Sound problem: Destructive Interference

[coconutgt]

The drawing shows a loudspeaker A and point C, where a listeer is positioned. A second loudspeaker B is located somewhere to the right of A. Both speakers vibrate in phase and are playing a 68.6-Hz tone. The speed of sound is 343 m/s. What is the closest to speaker A that speaker B can be located, so that the listener hears no sound?

Picture:

First, I connected C and B to make a triangle. I then bisect the triangle with a line straight down from C to make 2 triangles (with the extra point being D). I call AB line = x and CD line = y. Next, I set up the destructive interference where the point in which line AB has to be 1 wavelength and line CB is half wavelength. So, the difference between AC and CB has to be

CB - CA = (n*wavelength)/2

for smallest distance, n would have to be 1.

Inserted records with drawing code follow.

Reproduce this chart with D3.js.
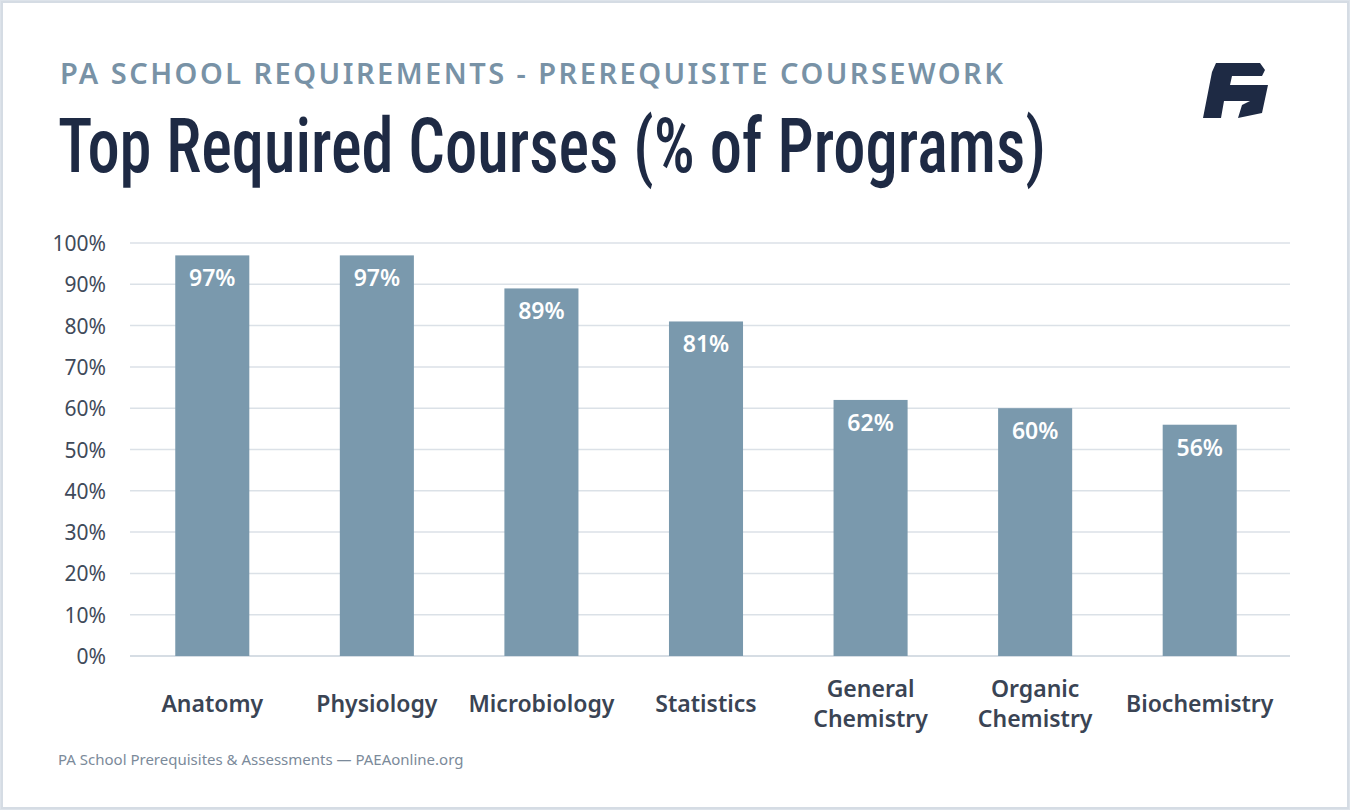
<!DOCTYPE html>
<html><head><meta charset="utf-8">
<script src="https://cdn.jsdelivr.net/npm/d3@7"></script>
<style>body{margin:0;background:#dde3ea;}svg{display:block}</style>
</head><body><svg id="c" width="1350" height="810"></svg>
<script>
const categories = ["Anatomy","Physiology","Microbiology","Statistics","General\nChemistry","Organic\nChemistry","Biochemistry"];
const values = [97,97,89,81,62,60,56];
const yTicks = [0,10,20,30,40,50,60,70,80,90,100];

const svg = d3.select("#c");
svg.append("rect").attr("x",2).attr("y",2).attr("width",1346).attr("height",806).attr("fill","#fff").attr("stroke","#d5dce4").attr("stroke-width",2);

svg.append("text").attr("x",60).attr("y",84).text("PA SCHOOL REQUIREMENTS - PREREQUISITE COURSEWORK")
 .attr("font-family","Noto Sans").attr("font-weight",600).attr("font-size",29).attr("fill","#7892a6")
 .attr("textLength",943).attr("lengthAdjust","spacing");
svg.append("text").attr("x",58).attr("y",172).text("Top Required Courses (% of Programs)")
 .attr("font-family","Liberation Sans Narrow, Roboto Condensed, sans-serif").attr("font-weight",500).attr("font-size",76).attr("fill","#1e2a44")
 .attr("textLength",988).attr("lengthAdjust","spacingAndGlyphs");

svg.append("path").attr("d","M1216,63 L1260,63 L1265,70 L1262,76 L1232,76 L1230,85 L1268,85 L1262,113 L1238,118 L1242,105 L1250,101 L1224,101 L1221,118 L1203,118 L1212,72 Z").attr("fill","#1e2a44");

const x = d3.scaleBand().domain(categories).range([130,1282]).paddingInner(0.55).paddingOuter(0.275);
const y = d3.scaleLinear().domain([0,100]).range([656,243]);

const g = svg.append("g");
g.selectAll("line.grid").data(yTicks).join("line").attr("x1",130).attr("x2",1290)
 .attr("y1",d=>y(d)).attr("y2",d=>y(d)).attr("stroke",(d)=>d===0?"#c9d2db":"#dbe1e7").attr("stroke-width",1.5);
g.selectAll("text.yt").data(yTicks).join("text").attr("x",106).attr("y",d=>y(d)+8).attr("text-anchor","end")
 .text(d=>d+"%").attr("font-family","Noto Sans").attr("font-size",21).attr("fill","#3f4a5a");

g.selectAll("rect.bar").data(values).join("rect").attr("x",(d,i)=>x(categories[i])).attr("width",x.bandwidth())
 .attr("y",d=>y(d)).attr("height",d=>y(0)-y(d)).attr("fill","#7a99ad");
g.selectAll("text.val").data(values).join("text").attr("x",(d,i)=>x(categories[i])+x.bandwidth()/2).attr("y",d=>y(d)+31)
 .attr("text-anchor","middle").text(d=>d+"%").attr("font-family","Noto Sans").attr("font-weight",600).attr("font-size",23).attr("fill","#fff");

categories.forEach((c,i)=>{
  const lines=c.split("\n");
  const t=svg.append("text").attr("text-anchor","middle").attr("font-family","Noto Sans").attr("font-weight",600).attr("font-size",23).attr("fill","#3a4454");
  const cx=x(c)+x.bandwidth()/2;
  const y0= lines.length===1?712:697;
  lines.forEach((l,j)=>t.append("tspan").attr("x",cx).attr("y",y0+j*30).text(l));
});

svg.append("text").attr("x",58).attr("y",765).text("PA School Prerequisites & Assessments — PAEAonline.org")
 .attr("font-family","Noto Sans").attr("font-size",15).attr("fill","#7b8a9a");
</script></body></html>
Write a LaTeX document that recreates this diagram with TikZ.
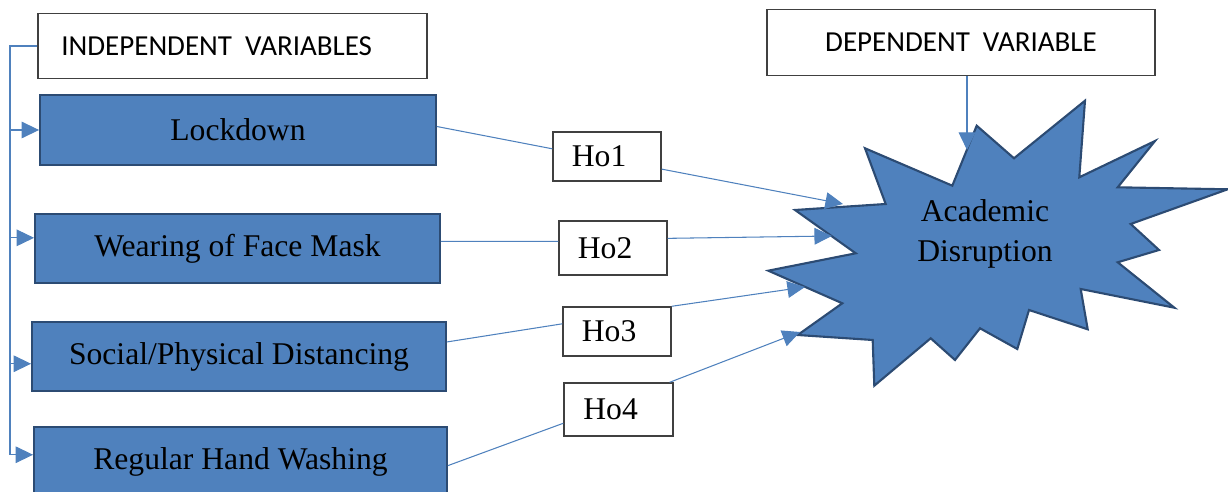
\documentclass[tikz,border=0pt]{standalone}
\usepackage{fontspec}
\setmainfont{Liberation Serif}
\newfontfamily\calfont{Carlito}
\usetikzlibrary{arrows.meta}
\definecolor{fillblue}{HTML}{4F81BD}
\definecolor{edgeblue}{HTML}{2C4B73}
\definecolor{lineblue}{HTML}{4F81BD}
\definecolor{boxedge}{HTML}{404040}
\begin{document}
\begin{tikzpicture}[x=0.02cm,y=-0.02cm,
  varbox/.style={draw=edgeblue, line width=1.1pt, fill=fillblue, inner sep=0pt, font=\fontsize{18pt}{22pt}\selectfont},
  hobox/.style={draw=boxedge, line width=0.8pt, fill=white, inner sep=0pt, minimum width=2.16cm, font=\fontsize{18pt}{22pt}\selectfont},
  titlebox/.style={draw=boxedge, line width=0.8pt, fill=white, inner sep=0pt, minimum width=7.78cm, minimum height=1.31cm, font=\calfont\fontsize{16.5pt}{20pt}\selectfont},
  starshape/.style={draw=edgeblue, line width=1.2pt, fill=fillblue},
  link/.style={draw=lineblue, line width=0.6pt},
  arr/.style={link, -{Triangle[length=10pt,width=9.5pt]}}]
\useasboundingbox (0,0) rectangle (1228,492);
\clip (0,0) rectangle (1228,492);

% title boxes
\node[titlebox] (indep) at (232.5,46) {INDEPENDENT\ \ VARIABLES\kern18pt};
\node[titlebox, minimum width=7.76cm] (dep) at (961,42.5) {DEPENDENT\ \ VARIABLE};

% independent variables
\node[varbox, minimum width=7.92cm, minimum height=1.4cm] (lock) at (238,130) {Lockdown};
\node[varbox, minimum width=8.1cm, minimum height=1.38cm] (mask) at (237.5,248.5) {Wearing of Face Mask};
\node[varbox, minimum width=8.28cm, minimum height=1.38cm] (social) at (239,356.5) {Social/Physical Distancing};
\node[varbox, minimum width=8.26cm, minimum height=1.4cm] (hand) at (240.5,462) {Regular Hand Washing};

% hypotheses
\node[hobox, minimum height=0.98cm] (ho1) at (607,156.5) {Ho1\kern9pt};
\node[hobox, minimum height=1.08cm] (ho2) at (613,248) {Ho2\kern9pt};
\node[hobox, minimum height=0.98cm] (ho3) at (617,331.5) {Ho3\kern9pt};
\node[hobox, minimum width=2.18cm, minimum height=1.06cm] (ho4) at (618.5,409.5) {Ho4\kern9pt};

% star (explosion)
\draw[starshape] (865,148.3) -- (952.3,185.7) -- (976.7,125.7) -- (1014,158.3)
  -- (1085,100.7) -- (1079.3,177.3) -- (1155,141) -- (1117.7,187.3)
  -- (1227.7,189.3) -- (1130.7,224) -- (1159,250) -- (1117.7,262.3)
  -- (1174.3,307.7) -- (1080.7,289) -- (1087.7,329.3) -- (1029,310)
  -- (1017.3,349) -- (980,328.3) -- (955,360) -- (930.7,338.3)
  -- (874.3,385.7) -- (872.7,340) -- (797.7,335) -- (842.3,303.3)
  -- (768.3,270.7) -- (855.7,253.3) -- (795,210) -- (885.7,204) -- cycle;
\node[align=center, font=\fontsize{18pt}{23pt}\selectfont] (ad) at (985,234) {Academic\\Disruption};

% arrow targets on the star
\coordinate (t1) at (843,204);
\coordinate (t2) at (832,236);
\coordinate (t3) at (805,287);
\coordinate (t4) at (800,332);
\coordinate (t5) at (967,150);

% connectors
\draw[link] (lock.1) -- (ho1.172);
\draw[arr] (ho1.-13) -- (t1);
\draw[link] (mask.2) -- (ho2.173);
\draw[arr] (ho2.10) -- (t2);
\draw[link] (social.4) -- (ho3.172);
\draw[arr] (ho3.north east) -- (t3);
\draw[link] (hand.-1) -- (ho4.-166);
\draw[arr] (ho4.28) -- (t4);
\draw[arr] (dep.south -| t5) -- (t5);

% left bracket
\coordinate (bk) at (10,46);
\coordinate (bb) at (10,455);
\draw[link] (indep.west) -- (bk) -- (bb);
\draw[arr] (bk |- lock.west) -- (lock.west);
\draw[arr] (bk |- mask.177) -- (mask.177);
\draw[arr] (bk |- social.182) -- (social.182);
\draw[arr] (bk |- hand.178) -- (hand.178);
\end{tikzpicture}
\end{document}
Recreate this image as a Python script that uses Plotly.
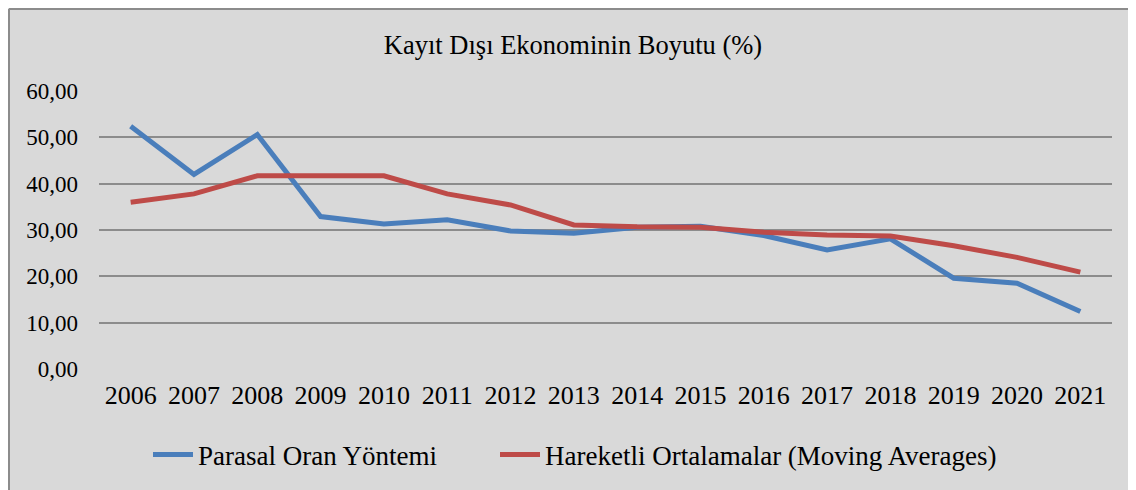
import plotly.graph_objects as go

years = ["2006", "2007", "2008", "2009", "2010", "2011", "2012", "2013",
         "2014", "2015", "2016", "2017", "2018", "2019", "2020", "2021"]
parasal = [52.4, 42.0, 50.6, 32.9, 31.3, 32.2, 29.8, 29.3,
           30.6, 30.8, 28.8, 25.7, 28.1, 19.6, 18.5, 12.4]
hareketli = [36.0, 37.8, 41.7, 41.8, 41.7, 37.8, 35.4, 31.1,
             30.7, 30.6, 29.5, 28.9, 28.7, 26.6, 24.1, 20.9]
y_ticks = [0, 10, 20, 30, 40, 50, 60]
y_labels = ["0,00", "10,00", "20,00", "30,00", "40,00", "50,00", "60,00"]

FONT = "Liberation Serif"

L, T, PW, PH = 91, 83, 1013, 278
R = 1136 - L - PW
B = 490 - T - PH

fig = go.Figure()
fig.add_trace(go.Scatter(x=years, y=parasal, mode="lines",
                         name="Parasal Oran Yöntemi", legendwidth=292,
                         line=dict(color="#4a7ebb", width=5)))
fig.add_trace(go.Scatter(x=years, y=hareketli, mode="lines",
                         name="Hareketli Ortalamalar (Moving Averages)",
                         line=dict(color="#be4b48", width=5)))

fig.update_layout(
    width=1136, height=490,
    margin=dict(l=L, r=R, t=T, b=B, autoexpand=False),
    paper_bgcolor="#d9d9d9",
    plot_bgcolor="#d9d9d9",
    font=dict(family=FONT, color="#000000", size=26),
    title=dict(text="Kayıt Dışı Ekonominin Boyutu (%)",
               x=(573 - 8) / 1136, xanchor="center", xref="container",
               y=1 - (45 - 8) / 490, yanchor="middle", yref="container",
               font=dict(family=FONT, size=26.5, color="#000000")),
    showlegend=True,
    legend=dict(orientation="h", x=(148 - 8) / 1136, xanchor="left", xref="container",
                y=1 - (455 - 8) / 490, yanchor="middle", yref="container",
                font=dict(family=FONT, size=27), bgcolor="rgba(0,0,0,0)",
                itemwidth=40),
    xaxis=dict(type="category", range=[-0.5, 15.5], automargin=False,
               showgrid=False, showline=False, zeroline=False,
               ticks="", tickfont=dict(family=FONT, size=26),
               ticklabelstandoff=8),
    yaxis=dict(range=[0, 60], tickvals=y_ticks, ticktext=y_labels,
               automargin=False,
               showgrid=True, gridcolor="#8c8c8c", gridwidth=1.5,
               zeroline=False, showline=False, ticks="",
               tickfont=dict(family=FONT, size=23),
               ticklabelstandoff=20),
    shapes=[
        dict(type="line", xref="paper", yref="paper",
             x0=(1 - L) / PW, x1=(1 - L) / PW,
             y0=(490 - 1 - B) / PH, y1=-B / PH,
             line=dict(color="#8c8c8c", width=2)),
        dict(type="line", xref="paper", yref="paper",
             x0=(1 - L) / PW, x1=(1136 - L) / PW,
             y0=(490 - 1 - B) / PH, y1=(490 - 1 - B) / PH,
             line=dict(color="#8c8c8c", width=2)),
    ],
)

fig.write_html("out.html")
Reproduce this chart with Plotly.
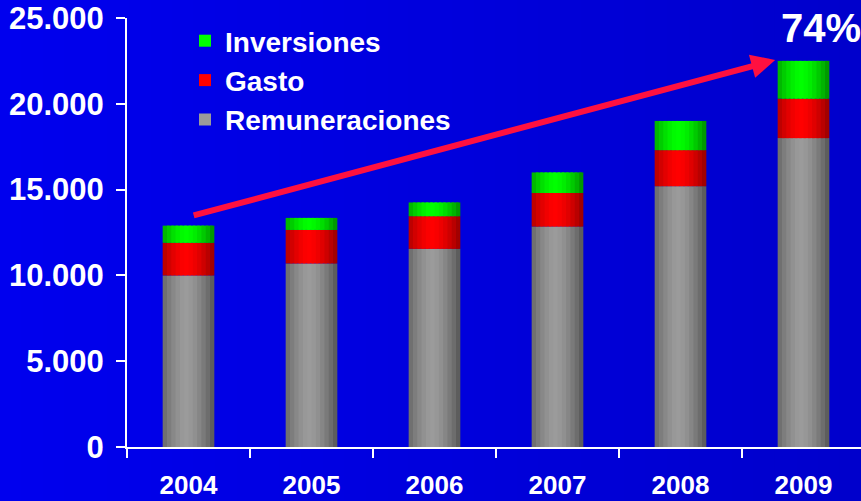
import plotly.graph_objects as go

# data
years = ["2004", "2005", "2006", "2007", "2008", "2009"]
remuneraciones = [10000, 10700, 11550, 12850, 15200, 18000]
gasto = [1900, 1950, 1900, 1950, 2100, 2300]
inversiones = [1000, 700, 800, 1200, 1700, 2200]
growth_label = "74%"

W, H = 861, 501
ML, MR, MT, MB = 127, 0, 18, 54
PW, PH = W - ML - MR, H - MT - MB

bar_w = 0.42
n_strips = 12


def shade(lo, hi, t):
    # cylinder-like shading, brightest a bit left of center
    f = 1 - abs((t - 0.45) / 0.55) ** 1.6
    f = max(0.0, min(1.0, f))
    c = [round(a + (b - a) * f) for a, b in zip(lo, hi)]
    return "rgb(%d,%d,%d)" % tuple(c)


series = [
    ("Remuneraciones", remuneraciones, (85, 85, 85), (155, 155, 155)),
    ("Gasto", gasto, (150, 0, 0), (255, 0, 0)),
    ("Inversiones", inversiones, (0, 140, 0), (0, 255, 0)),
]

fig = go.Figure()
base = [0] * len(years)
sw = bar_w / n_strips
for name, vals, lo, hi in series:
    for i in range(n_strips):
        t = (i + 0.5) / n_strips
        w = sw * 1.6 if i < n_strips - 1 else sw
        fig.add_trace(go.Bar(
            x=years, y=vals, base=base,
            width=w, offset=-bar_w / 2 + i * sw,
            marker=dict(color=shade(lo, hi, t), line=dict(width=0)),
            name=name, legendgroup=name,
            showlegend=(i == n_strips // 2 - 1),
            hoverinfo="skip",
        ))
    base = [b + v for b, v in zip(base, vals)]

# blue background, slightly darker on the right
n_bg = 40
for k in range(n_bg):
    px0 = W * k / n_bg
    px1 = W * (k + 1) / n_bg + 1
    t = k / (n_bg - 1)
    b = round(0xEE - (0xEE - 0xCC) * t)
    fig.add_shape(type="rect", xref="paper", yref="paper",
                  x0=(px0 - ML) / PW, x1=(px1 - ML) / PW,
                  y0=-1, y1=2, layer="below",
                  fillcolor="rgb(0,0,%d)" % b, line=dict(width=0))

# growth arrow from 2004 to 2009
fig.add_annotation(
    x=4.77, y=22550, ax=0.03, ay=13470,
    xref="x", yref="y", axref="x", ayref="y",
    text="", showarrow=True, arrowhead=2, arrowsize=0.8,
    arrowwidth=6, arrowcolor="#FF1040",
)
fig.add_annotation(
    x=(862 - ML) / PW, y=1 - (28 - MT) / PH,
    xref="paper", yref="paper", text="<b>" + growth_label + "</b>",
    showarrow=False, font=dict(size=40, color="white"),
    xanchor="right", yanchor="middle", borderpad=0,
)

fig.update_layout(
    width=W, height=H,
    margin=dict(l=ML, r=MR, t=MT, b=MB, autoexpand=False),
    barmode="overlay",
    separators=",.",
    paper_bgcolor="#0000E0",
    plot_bgcolor="rgba(0,0,0,0)",
    font=dict(family="Liberation Sans, Arial", color="white"),
    showlegend=True,
    legend=dict(
        x=(185 - ML) / PW, y=1 - (16 - MT) / PH,
        xanchor="left", yanchor="top",
        traceorder="reversed",
        bgcolor="rgba(0,0,0,0)",
        font=dict(size=28, color="white", weight="bold"),
        itemwidth=30,
    ),
    xaxis=dict(
        type="category", automargin=False,
        range=[-0.5, 5.5 - 4 / 123],
        showline=True, linecolor="white", linewidth=2,
        ticks="outside", tickson="boundaries", ticklen=9,
        tickcolor="white", tickwidth=2,
        ticklabelstandoff=14,
        tickfont=dict(size=26, color="white", weight="bold"),
        showgrid=False, zeroline=False, fixedrange=True,
    ),
    yaxis=dict(
        range=[0, 25000], automargin=False,
        tickvals=[0, 5000, 10000, 15000, 20000, 25000],
        tickformat=",d",
        showline=True, linecolor="white", linewidth=2,
        ticks="outside", ticklen=9, tickcolor="white", tickwidth=2,
        ticklabelstandoff=6,
        tickfont=dict(size=31, color="white", weight="bold"),
        showgrid=False, zeroline=False, fixedrange=True,
    ),
)

fig.write_html("out.html", config={"displayModeBar": False},
               post_script="document.body.style.margin='0';")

with this, I list all the known and unknowns which are

AD = AC*cos(60)
DB = AB-AD -> x-cos(60)
CD = AC*sin(60)

CB = sqrt(sin^2(60)+ (x-cos^2(60)))

So then:

wavelength/2 = sqrt(sin^2(60)+cos^2(60) + x^2 - 2*cos(60x))

I solve to get:

x^2 - (2*cos(60)x) + (1 + wavelength^2/4)


use quadratic equation to get

x = 2.845 and x = -1.845

The correct answer is 3.89 m.

So, I don't know if I'm missing something here. I hope you guys can help. Thanks.

 

[OlderDan]

I can't say I followed all of your trig, but it looks to me like you said

CB = sqrt(sin^2(60)+ (x-cos^2(60))) = wavelength/2 = sqrt(sin^2(60)+cos^2(60) + x^2 - 2*cos(60x))

and that is not true

CB = CA + wavelength/2

You might consider using the Law of Sines to do this problem. CB is easy to find and you know angle CAB = 60°. Finding angle CBA and then angle ACB is easier with LoS than what you did.